教える任務とともに聖化する任務もまた大切です。司教は、神の諸秘蹟の主要な分配者であるとともに、自分に託された教会における典礼生活全体の統制者、推進者、監督者でなければなりません。

さらに、司教の任務の中には統治する任務があります。統治するとは奉仕することに他なりません。これは時として非常に困難である場合があります。

司教は、自分の任務を分かち合い日々熱心にその務めを果たしている司祭に対して特別な愛をもって接し、彼らを自分の子供ならびに友と考え、彼らの意見を聞くという心構えを持たなければなりません。信頼をもって彼らと話し合いながら、教区全体の司牧活動を推進するよう努めなければならないのであります。
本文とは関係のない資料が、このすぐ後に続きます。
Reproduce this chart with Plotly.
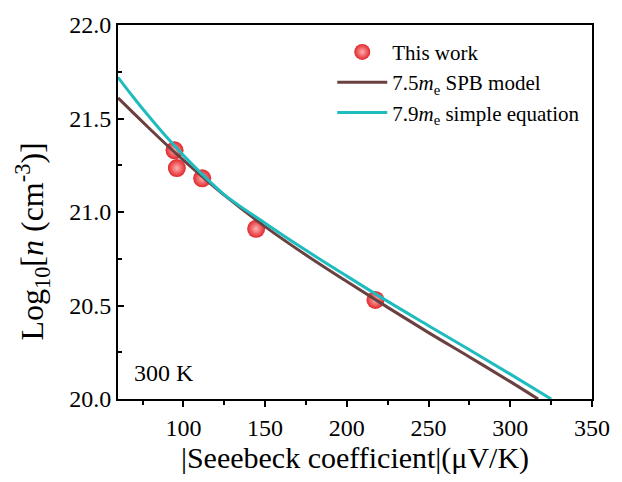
import plotly.graph_objects as go

# Experimental points (|S| in uV/K, log10 n)
seebeck_exp = [94.6, 96.0, 111.5, 144.5, 217.5]
logn_exp = [21.33, 21.235, 21.18, 20.91, 20.53]

# 7.5 m_e SPB model curve
spb_x = [60, 70, 80, 90, 100, 110, 125, 150, 175, 200, 225, 250, 275, 300, 317]
spb_y = [21.61, 21.525, 21.44, 21.357, 21.277, 21.201, 21.09, 20.922, 20.77, 20.628,
         20.49, 20.355, 20.225, 20.093, 20.0]

# 7.9 m_e simple equation curve
simple_x = [60, 70, 80, 90, 100, 110, 125, 150, 175, 200, 225, 250, 275, 300, 325]
simple_y = [21.72, 21.607, 21.500, 21.398, 21.303, 21.215, 21.093, 20.94, 20.795, 20.657,
            20.522, 20.392, 20.263, 20.133, 20.0]

x_ticks = [100, 150, 200, 250, 300, 350]
y_ticks = [20.0, 20.5, 21.0, 21.5, 22.0]

FONT = "Liberation Serif"

fig = go.Figure()
fig.add_trace(go.Scatter(
    x=seebeck_exp, y=logn_exp, mode="markers", name="This work",
    marker=dict(size=18, color="#e2262b",
                gradient=dict(type="radial", color="#ffb0b0"),
                line=dict(width=0)),
))
fig.add_trace(go.Scatter(
    x=spb_x, y=spb_y, mode="lines", name="7.5<i>m</i><sub>e</sub> SPB model",
    line=dict(color="#6b4040", width=3, shape="spline", smoothing=1.0),
))
fig.add_trace(go.Scatter(
    x=simple_x, y=simple_y, mode="lines", name="7.9<i>m</i><sub>e</sub> simple equation",
    line=dict(color="#1fbcbf", width=3, shape="spline", smoothing=1.0),
))

fig.add_annotation(
    text="300 K", xref="paper", yref="paper", x=0.03, y=0.07,
    xanchor="left", yanchor="middle", showarrow=False,
    font=dict(family=FONT, size=24, color="black"),
)

# y-axis title as annotation for precise placement
fig.add_annotation(
    text="Log<sub>10</sub>[<i>n</i> (cm<sup>-3</sup>)]", xref="paper", yref="paper",
    x=-0.18, y=0.42, xanchor="center", yanchor="middle", textangle=-90,
    showarrow=False, font=dict(family=FONT, size=32, color="black"),
)

fig.update_layout(
    width=622, height=482,
    margin=dict(l=118, r=23, t=24, b=83),
    paper_bgcolor="white", plot_bgcolor="white",
    font=dict(family=FONT, size=24, color="black"),
    showlegend=True,
    legend=dict(
        x=0.452, y=0.982, xanchor="left", yanchor="top",
        bgcolor="rgba(0,0,0,0)", borderwidth=0,
        font=dict(family=FONT, size=21, color="black"),
        itemwidth=50, tracegroupgap=0,
    ),
    xaxis=dict(
        range=[60, 350], tickvals=x_ticks, ticktext=[str(v) for v in x_ticks],
        showgrid=False, zeroline=False,
        showline=True, linecolor="black", linewidth=2, mirror=True,
        ticks="outside", ticklen=6, tickwidth=2, tickcolor="black",
        minor=dict(tickvals=[75, 125, 175, 225, 275, 325], ticks="outside",
                   ticklen=4, tickwidth=2, tickcolor="black"),
        tickfont=dict(family=FONT, size=24),
        title=dict(text="|Seeebeck coefficient|(μV/K)",
                   font=dict(family=FONT, size=30), standoff=6),
    ),
    yaxis=dict(
        range=[20, 22], tickvals=y_ticks, ticktext=[f"{v:.1f}" for v in y_ticks],
        showgrid=False, zeroline=False,
        showline=True, linecolor="black", linewidth=2, mirror=True,
        ticks="inside", ticklen=6, tickwidth=2, tickcolor="black",
        minor=dict(tickvals=[20.25, 20.75, 21.25, 21.75], ticks="inside",
                   ticklen=4, tickwidth=2, tickcolor="black"),
        tickfont=dict(family=FONT, size=24),
    ),
)

fig.write_html("out.html")
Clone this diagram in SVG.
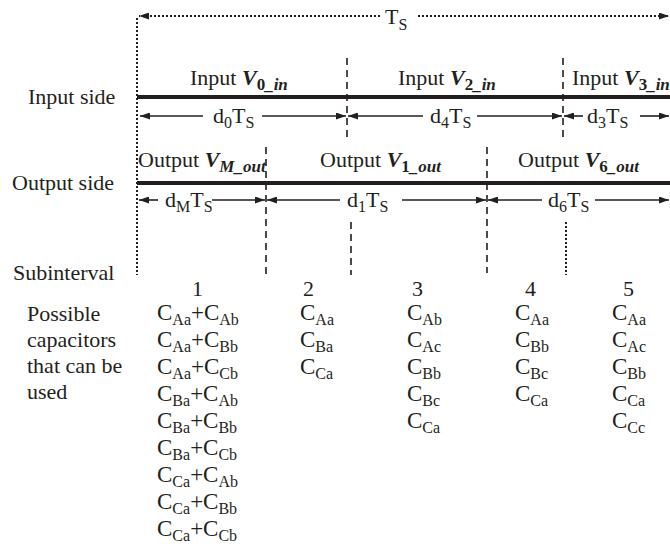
<svg xmlns="http://www.w3.org/2000/svg" width="670" height="546" viewBox="0 0 670 546">
<defs>
<style>
text{font-family:"Liberation Serif","Times New Roman",serif;font-size:22px;fill:#231f20}
.s{font-size:16px}
.vs{font-size:17px}
.c{font-size:23px}
.bi{font-weight:bold;font-style:italic}
.b{font-weight:bold;font-style:normal}
.thick{stroke:#231f20;stroke-width:4;fill:none}
.ar{stroke:#231f20;stroke-width:1.6;fill:none;marker-end:url(#ah)}
.dot{stroke:#231f20;stroke-width:2;stroke-dasharray:2 2;fill:none}
.dash{stroke:#231f20;stroke-width:1.6;stroke-dasharray:7 5;fill:none}
</style>
<marker id="ah" viewBox="0 0 10 7" refX="10" refY="3.5" markerWidth="11" markerHeight="7" markerUnits="userSpaceOnUse" orient="auto">
<path d="M0,0 L10,3.5 L0,7 z" fill="#231f20"/>
</marker>
</defs>

<g id="connectors">
<path class="dot" d="M137,18 V275"/>
<path class="dot" d="M380,16 H139" marker-end="url(#ah)"/>
<path class="dot" d="M418,16 H669" marker-end="url(#ah)"/>
<path class="thick" d="M137,97 H670"/>
<path class="thick" d="M137,183 H670"/>
<path class="dash" d="M347,58 V137"/>
<path class="dash" d="M563,58 V137"/>
<path class="dash" d="M266,147 V275"/>
<path class="dash" d="M487,147 V273"/>
<path class="dash" d="M351,222 V275"/>
<path class="dot" d="M566,222 V275"/>
<path class="ar" d="M203,116 H140"/>
<path class="ar" d="M262,116 H346"/>
<path class="ar" d="M423,116 H348"/>
<path class="ar" d="M477,116 H562"/>
<path class="ar" d="M583,116 H564"/>
<path class="ar" d="M640,116 H669"/>
<path class="ar" d="M158,200 H139"/>
<path class="ar" d="M212,200 H265"/>
<path class="ar" d="M340,200 H267"/>
<path class="ar" d="M402,200 H486"/>
<path class="ar" d="M542,200 H488"/>
<path class="ar" d="M595,200 H669"/>
</g>

<g id="period">
<text x="385" y="24">T<tspan class="s" dy="6">S</tspan></text>
</g>

<g id="input-row">
<text x="28" y="104">Input side</text>
<text x="190" y="85">Input <tspan class="bi">V</tspan><tspan class="vs b" dy="5">0</tspan><tspan class="vs bi">_in</tspan></text>
<text x="398" y="85">Input <tspan class="bi">V</tspan><tspan class="vs b" dy="5">2</tspan><tspan class="vs bi">_in</tspan></text>
<text x="572" y="85">Input <tspan class="bi">V</tspan><tspan class="vs b" dy="5">3</tspan><tspan class="vs bi">_in</tspan></text>
<text x="213" y="123">d<tspan class="s" dy="5">0</tspan><tspan dy="-5">T</tspan><tspan class="s" dy="5">S</tspan></text>
<text x="430" y="123">d<tspan class="s" dy="5">4</tspan><tspan dy="-5">T</tspan><tspan class="s" dy="5">S</tspan></text>
<text x="587" y="123">d<tspan class="s" dy="5">3</tspan><tspan dy="-5">T</tspan><tspan class="s" dy="5">S</tspan></text>
</g>

<g id="output-row">
<text x="12" y="190">Output side</text>
<text x="138" y="167">Output <tspan class="bi">V</tspan><tspan class="vs bi" dy="5">M_out</tspan></text>
<text x="320" y="167">Output <tspan class="bi">V</tspan><tspan class="vs b" dy="5">1</tspan><tspan class="vs bi">_out</tspan></text>
<text x="518" y="167">Output <tspan class="bi">V</tspan><tspan class="vs b" dy="5">6</tspan><tspan class="vs bi">_out</tspan></text>
<text x="165" y="207">d<tspan class="s" dy="5">M</tspan><tspan dy="-5">T</tspan><tspan class="s" dy="5">S</tspan></text>
<text x="347" y="207">d<tspan class="s" dy="5">1</tspan><tspan dy="-5">T</tspan><tspan class="s" dy="5">S</tspan></text>
<text x="548" y="207">d<tspan class="s" dy="5">6</tspan><tspan dy="-5">T</tspan><tspan class="s" dy="5">S</tspan></text>
</g>

<g id="subintervals">
<text x="13" y="280">Subinterval</text>
<text x="192" y="296">1</text>
<text x="303" y="296">2</text>
<text x="412" y="296">3</text>
<text x="525" y="296">4</text>
<text x="623" y="296">5</text>
</g>

<g id="capacitor-label">
<text x="27" y="321">Possible</text>
<text x="27" y="347">capacitors</text>
<text x="27" y="373">that can be</text>
<text x="27" y="399">used</text>
</g>

<g id="col1">
<text class="c" x="157" y="320">C<tspan class="s" dy="5">Aa</tspan><tspan dy="-5">+C</tspan><tspan class="s" dy="5">Ab</tspan></text>
<text class="c" x="157" y="347">C<tspan class="s" dy="5">Aa</tspan><tspan dy="-5">+C</tspan><tspan class="s" dy="5">Bb</tspan></text>
<text class="c" x="157" y="374">C<tspan class="s" dy="5">Aa</tspan><tspan dy="-5">+C</tspan><tspan class="s" dy="5">Cb</tspan></text>
<text class="c" x="157" y="401">C<tspan class="s" dy="5">Ba</tspan><tspan dy="-5">+C</tspan><tspan class="s" dy="5">Ab</tspan></text>
<text class="c" x="157" y="428">C<tspan class="s" dy="5">Ba</tspan><tspan dy="-5">+C</tspan><tspan class="s" dy="5">Bb</tspan></text>
<text class="c" x="157" y="455">C<tspan class="s" dy="5">Ba</tspan><tspan dy="-5">+C</tspan><tspan class="s" dy="5">Cb</tspan></text>
<text class="c" x="157" y="482">C<tspan class="s" dy="5">Ca</tspan><tspan dy="-5">+C</tspan><tspan class="s" dy="5">Ab</tspan></text>
<text class="c" x="157" y="509">C<tspan class="s" dy="5">Ca</tspan><tspan dy="-5">+C</tspan><tspan class="s" dy="5">Bb</tspan></text>
<text class="c" x="157" y="536">C<tspan class="s" dy="5">Ca</tspan><tspan dy="-5">+C</tspan><tspan class="s" dy="5">Cb</tspan></text>
</g>

<g id="col2">
<text class="c" x="300" y="320">C<tspan class="s" dy="5">Aa</tspan></text>
<text class="c" x="300" y="347">C<tspan class="s" dy="5">Ba</tspan></text>
<text class="c" x="300" y="374">C<tspan class="s" dy="5">Ca</tspan></text>
</g>

<g id="col3">
<text class="c" x="407" y="320">C<tspan class="s" dy="5">Ab</tspan></text>
<text class="c" x="407" y="347">C<tspan class="s" dy="5">Ac</tspan></text>
<text class="c" x="407" y="374">C<tspan class="s" dy="5">Bb</tspan></text>
<text class="c" x="407" y="401">C<tspan class="s" dy="5">Bc</tspan></text>
<text class="c" x="407" y="428">C<tspan class="s" dy="5">Ca</tspan></text>
</g>

<g id="col4">
<text class="c" x="515" y="320">C<tspan class="s" dy="5">Aa</tspan></text>
<text class="c" x="515" y="347">C<tspan class="s" dy="5">Bb</tspan></text>
<text class="c" x="515" y="374">C<tspan class="s" dy="5">Bc</tspan></text>
<text class="c" x="515" y="401">C<tspan class="s" dy="5">Ca</tspan></text>
</g>

<g id="col5">
<text class="c" x="612" y="320">C<tspan class="s" dy="5">Aa</tspan></text>
<text class="c" x="612" y="347">C<tspan class="s" dy="5">Ac</tspan></text>
<text class="c" x="612" y="374">C<tspan class="s" dy="5">Bb</tspan></text>
<text class="c" x="612" y="401">C<tspan class="s" dy="5">Ca</tspan></text>
<text class="c" x="612" y="428">C<tspan class="s" dy="5">Cc</tspan></text>
</g>
</svg>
佐藤司教様は仙台教区の司教として、この3つの任務を遂行されました。晩年は病気のため、十分にその任務を果たすことができず、定年を待たずに引退されました。もちろん人間としての限界も感じておられたことと思います。しかし、与えられた使命を精一杯生きられ、今は神の懐で安らかに憩われていると信じます。

わたくしは仙台司教としての佐藤司教様の働きは直接には知りません。それは皆様がご存知です。しかし、わたくしは司教協議会の一員である佐藤司教様をよく知っていました。長い間ご一緒に働かせていただきました。前半は司教協議会の司祭として、後半は後輩の司教として。

佐藤司教様はドミニコ会士らしく、種々の会議の時には論理の正確さを大切にし、時には人の論理の矛盾を鋭く指摘することもありました。

司教は司教協議会の仕事を分担します。佐藤司教様の業績として目立つのはカリタス・ジャパンの仕事です。かなり長い期間、担当司教を務められ、国内外の貧しい人、困っている人の支援・救済活動に献身されました。大きな功績であると思います。

また多年、司教団の財務の仕事も担当され、健全で適正な財務となるようきめ細かく指導を行ってこられました。これも大きな働きであったと思います。

仙台教区は2年前に溝部脩司教様を迎え、新たな歩みを始めました。佐藤司教様の帰天は悲しいことですがこれをかえって佐藤司教様からの励ましとして受け止め、課題と問題を整理し、決意を新たに、東北の地における福音化の任務に取り組んでいただきたいと切に願っております。